SEC Reveals Cyber Hack Leaving Wall Street Worried
The Securities and Exchanges committees revealed that it has been the victim of a cyber attack, raising concerns in the stock market of insider trading and security issues.
Following an internal review, SEC Chairman Jay Clayton revealed that the organisation had been the victim of “Malicious attacks”. The revelation came in a 4,000-word statement released on Wednesday and caused concerns among those on the trading floor.
The Securities and Exchange Commission is responsible for handling almost 1.7 million financial market disclosure documents a year through its EDGAR system, which was revealed as the source of the leak. The admission will be a source of embarrassment for the SEC, whose mission statement is to ‘protect investors’. Clayton’s statement confirmed that the leak was discovered and subsequently fixed in 2016. However, last month they discovered that the breach may have resulted in people being able to use the data acquired in the hack to illegally make profits on the stock market.
In addition to the cyber hack, Clayton’s statement also confirmed the use of private e-mails being used to transmit confidential data and that a number of SEC laptops that may contain confidential data are missing.
Wall Street has been suitably dismayed by the leak, given the potential risks that have been thrust upon it by the very organisation that is tasked with policing trades. However, the cyber breach will not come as a surprise to many within the government who have previously raised concerns about the SEC’s security systems in the past, including the Department of Homeland security who reportedly discovered five “critical” weaknesses in their system as recently as the start of 2017.
The US markets are already on edge, following the recent Equifax data breach which resulted in the leak of 143 million consumer records and is the subject of increased scrutiny and at least one Federal investigation.
In a bid to restore faith in the institution, Clayton has given his assurances that the SEC is taking cyber security seriously; he stated that: “The Commission will continue to prioritize its efforts to promote effective cybersecurity practices within the Commission itself and with respect to the markets and market participants it oversees,” and that all steps are being taken to ensure there is not a repeat of a leak.

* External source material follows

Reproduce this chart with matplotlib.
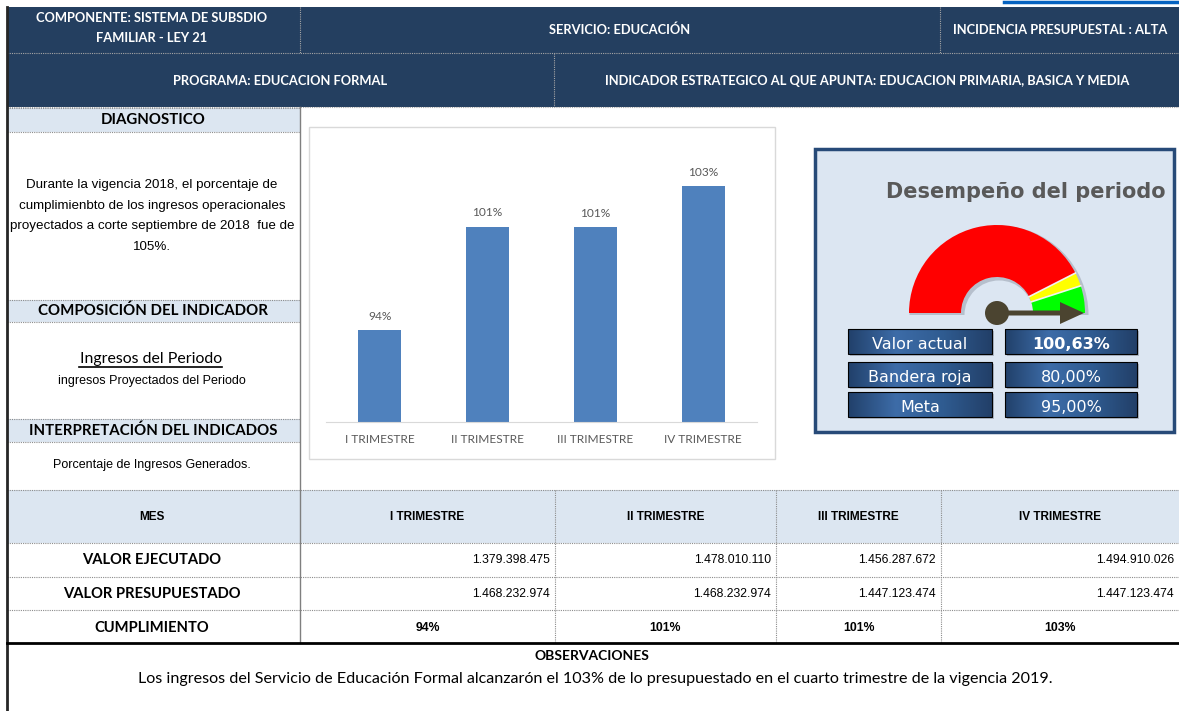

The move is a further indication that large financial companies and institutions are under increasing threat from cyber hacks. The SEC statement did not specify who was behind the breach, but recently countries such as Russia and North Korea have been linked to several high-profile hacks on large organisations.
Clayton and the SEC will need to ensure that it does not fall victim again if it is to rebuild its significantly damaged reputation on Wall Street.